Useful SN76489 links:

  • Wikipedia page for Texas Instruments SN76489 (links to chip datasheet in footnotes)
  • SMS Power page on the SN76489 with info for Sega emulator developers
  • Sierra AGI specification for the sound system, including IBM PCjr

    The links go into the details, but I'll sum up the basics:

    The chip has eight internal setting registers which are set with byte sized commands to the input pins. The setting registers are:

    • 3 x 10-bit frequency settings for the square wave channels
    • 3-bit control mode for the noise channel ("periodic" or "white" noise with one of four speed settings)
    • 4 x 4-bit attenuation (volume) registers for the four channels


      The chip gets a clock signal which it then turns into a internal clock. Different varieties of the chip allow different input clock frequencies - some allow up to 500kHz and divide by 2 for the internal clock, but the ones used in the consoles and computers appear to be the type that allow up to 4MHz and divide by 16. Either way ends up with an internal clock of up to 250kHz. But "up to" is the critical point - both the Sega and the Sierra links above say the standard operation was to tie the clock to the NTSC TV colour subcarrier frequency of 3.5795MHz, which gives an internal clock of 223.7kHz. The clock frequency directly affects the output frequencies so it will make a difference.
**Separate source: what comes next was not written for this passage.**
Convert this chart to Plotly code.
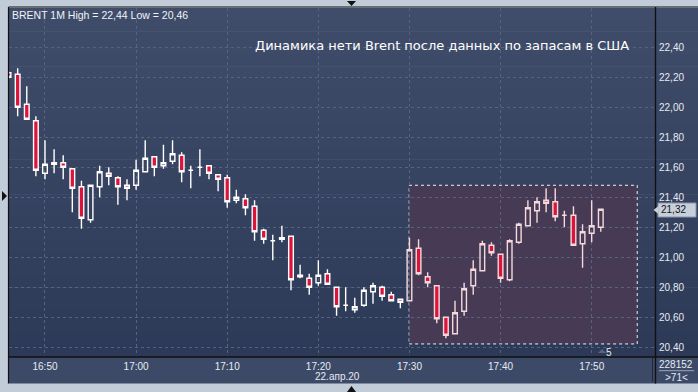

      Each square wave tone channel has a 10-bit counter and an output bit. They work by resetting their counter to the value in their 10-bit frequency setting register until they reach zero, where they flip their output bit and reset their counter again.

      The white noise generator uses a 15 or 16-bit linear feedback shift register, where the output is the bit that is shifted out the end and the input bit at the other end is determined by XORing two bits together (usually on the shift register). These are described in detail in the SMS Power page above if you want the details. It seems this is the part that varies the most between different chip designs, which might be important for anyone wants a characteristic noise generator for a specific system.

      Each of these four channels outputs 0 or 1, which is set at their volume attenuation levels and combined in a mixer to get the analog output.

      There are a lot of further subtleties that are better explained in the linked pages (especially the SMS Power one for Sega emulation), but the basics are fairly straightfoward: counters and shift registers.

      Thoughts:

      • Something I'll have to design for is the difference in clock speeds between actual hardware and software (semi-)emulation. My software is (probably) going to output audio at 40-44kHz, rather than the internal clock speed of 220-250kHz.
      • I'm going to have to think of a good way to get info from my program to the sound generation code. PortAudio's documentation says to avoid using mutexes in the callback function. I haven't done much tinkering with threads but I think as long as I keep the data transfer small and simple it will be fine, as the worst that could happen if the callback happens mid-data set is a brief sound spike.
      • Going to have to think of a way of encoding this type of audio in a more human understandable way than raw register settings, but that can wait until after I get the basics done.
      • I think the SN76489 was first used in 1979 or 1980 but it was used all throughout the 80s. I have to pick a year from somewhere in the decade. IBM PCJr and the Tandy 1000 came out in 1984, along with the garish 16 colour wonders of EGA - somewhere else I might be going.